• **Dataset extract**:
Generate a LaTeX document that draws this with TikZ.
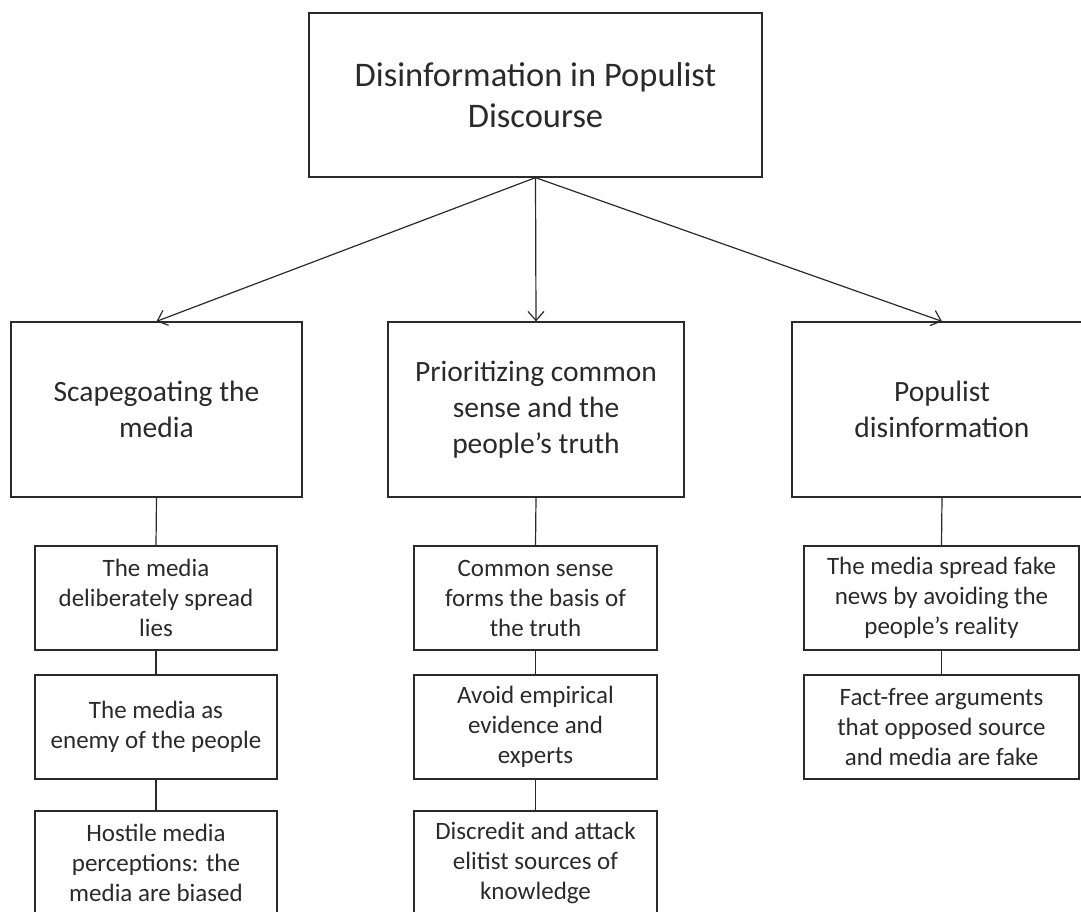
\documentclass[tikz,border=0pt]{standalone}
\usepackage{fontspec}
\setmainfont{Carlito}
\usetikzlibrary{arrows.meta}
\definecolor{ink}{HTML}{2A2A2A}
\begin{document}
\begin{tikzpicture}[x=1pt,y=-1pt,
  box/.style={draw=ink, line width=1.3pt, text=ink, align=center, inner sep=0pt},
  topbox/.style={box, minimum width=453pt, minimum height=164pt, font=\fontsize{34.5}{41.5}\selectfont},
  midbox/.style={box, minimum height=175pt, font=\fontsize{29.5}{36}\selectfont},
  subbox/.style={box, minimum height=104pt, font=\fontsize{25}{30}\selectfont},
  arr/.style={draw=ink, line width=1.2pt, -{Straight Barb[length=9pt,width=16pt]}},
  link/.style={draw=ink, line width=1.2pt}]
\useasboundingbox (0,0) rectangle (1081,912);
\clip (0,0) rectangle (1081,912);

\node[topbox] (top) at (535.5,95) {Disinformation in Populist\\Discourse};

\node[midbox, minimum width=291pt] (l) at (156.5,409.5) {Scapegoating the\\media};
\node[midbox, minimum width=296pt] (m) at (536,409.5) {Prioritizing common\\sense and the\\people’s truth};
\node[midbox, minimum width=300pt] (r) at (942,409.5) {Populist\\disinformation};

\node[subbox, minimum width=242pt] (l1) at (156,598) {The media\\deliberately spread\\lies};
\node[subbox, minimum width=242pt] (l2) at (156,727) {The media as\\enemy of the people};
\node[subbox, minimum width=242pt] (l3) at (156,863) {Hostile media\\perceptions: the\\media are biased};

\node[subbox, minimum width=243pt] (m1) at (535.5,598) {Common sense\\forms the basis of\\the truth};
\node[subbox, minimum width=243pt] (m2) at (535.5,727) {Avoid empirical\\evidence and\\experts};
\node[subbox, minimum width=243pt] (m3) at (535.5,863) {Discredit and attack\\elitist sources of\\knowledge};

\node[subbox, minimum width=275pt] (r1) at (941.5,598) {The media spread fake\\news by avoiding the\\people’s reality};
\node[subbox, minimum width=275pt] (r2) at (941.5,727) {Fact-free arguments\\that opposed source\\and media are fake};

\draw[arr] (top.south) -- (l.north);
\draw[arr] (top.south) -- (m.north);
\draw[arr] (top.south) -- (r.north);

\draw[link] (l.south) -- (l1.north);
\draw[link] (l1.south) -- (l2.north);
\draw[link] (l2.south) -- (l3.north);
\draw[link] (m.south) -- (m1.north);
\draw[link] (m1.south) -- (m2.north);
\draw[link] (m2.south) -- (m3.north);
\draw[link] (r.south) -- (r1.north);
\draw[link] (r1.south) -- (r2.north);
\end{tikzpicture}
\end{document}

• **Set exercise**:
Repeat the material exactly as it reads, without any of its pictures.

• **Complete output**:
Generate a LaTeX document that draws this with TikZ.
\documentclass[tikz,border=0pt]{standalone}
\usepackage{fontspec}
\setmainfont{Carlito}
\usetikzlibrary{arrows.meta}
\definecolor{ink}{HTML}{2A2A2A}
\begin{document}
\begin{tikzpicture}[x=1pt,y=-1pt,
  box/.style={draw=ink, line width=1.3pt, text=ink, align=center, inner sep=0pt},
  topbox/.style={box, minimum width=453pt, minimum height=164pt, font=\fontsize{34.5}{41.5}\selectfont},
  midbox/.style={box, minimum height=175pt, font=\fontsize{29.5}{36}\selectfont},
  subbox/.style={box, minimum height=104pt, font=\fontsize{25}{30}\selectfont},
  arr/.style={draw=ink, line width=1.2pt, -{Straight Barb[length=9pt,width=16pt]}},
  link/.style={draw=ink, line width=1.2pt}]
\useasboundingbox (0,0) rectangle (1081,912);
\clip (0,0) rectangle (1081,912);

\node[topbox] (top) at (535.5,95) {Disinformation in Populist\\Discourse};

\node[midbox, minimum width=291pt] (l) at (156.5,409.5) {Scapegoating the\\media};
\node[midbox, minimum width=296pt] (m) at (536,409.5) {Prioritizing common\\sense and the\\people’s truth};
\node[midbox, minimum width=300pt] (r) at (942,409.5) {Populist\\disinformation};

\node[subbox, minimum width=242pt] (l1) at (156,598) {The media\\deliberately spread\\lies};
\node[subbox, minimum width=242pt] (l2) at (156,727) {The media as\\enemy of the people};
\node[subbox, minimum width=242pt] (l3) at (156,863) {Hostile media\\perceptions: the\\media are biased};

\node[subbox, minimum width=243pt] (m1) at (535.5,598) {Common sense\\forms the basis of\\the truth};
\node[subbox, minimum width=243pt] (m2) at (535.5,727) {Avoid empirical\\evidence and\\experts};
\node[subbox, minimum width=243pt] (m3) at (535.5,863) {Discredit and attack\\elitist sources of\\knowledge};

\node[subbox, minimum width=275pt] (r1) at (941.5,598) {The media spread fake\\news by avoiding the\\people’s reality};
\node[subbox, minimum width=275pt] (r2) at (941.5,727) {Fact-free arguments\\that opposed source\\and media are fake};

\draw[arr] (top.south) -- (l.north);
\draw[arr] (top.south) -- (m.north);
\draw[arr] (top.south) -- (r.north);

\draw[link] (l.south) -- (l1.north);
\draw[link] (l1.south) -- (l2.north);
\draw[link] (l2.south) -- (l3.north);
\draw[link] (m.south) -- (m1.north);
\draw[link] (m1.south) -- (m2.north);
\draw[link] (m2.south) -- (m3.north);
\draw[link] (r.south) -- (r1.north);
\draw[link] (r1.south) -- (r2.north);
\end{tikzpicture}
\end{document}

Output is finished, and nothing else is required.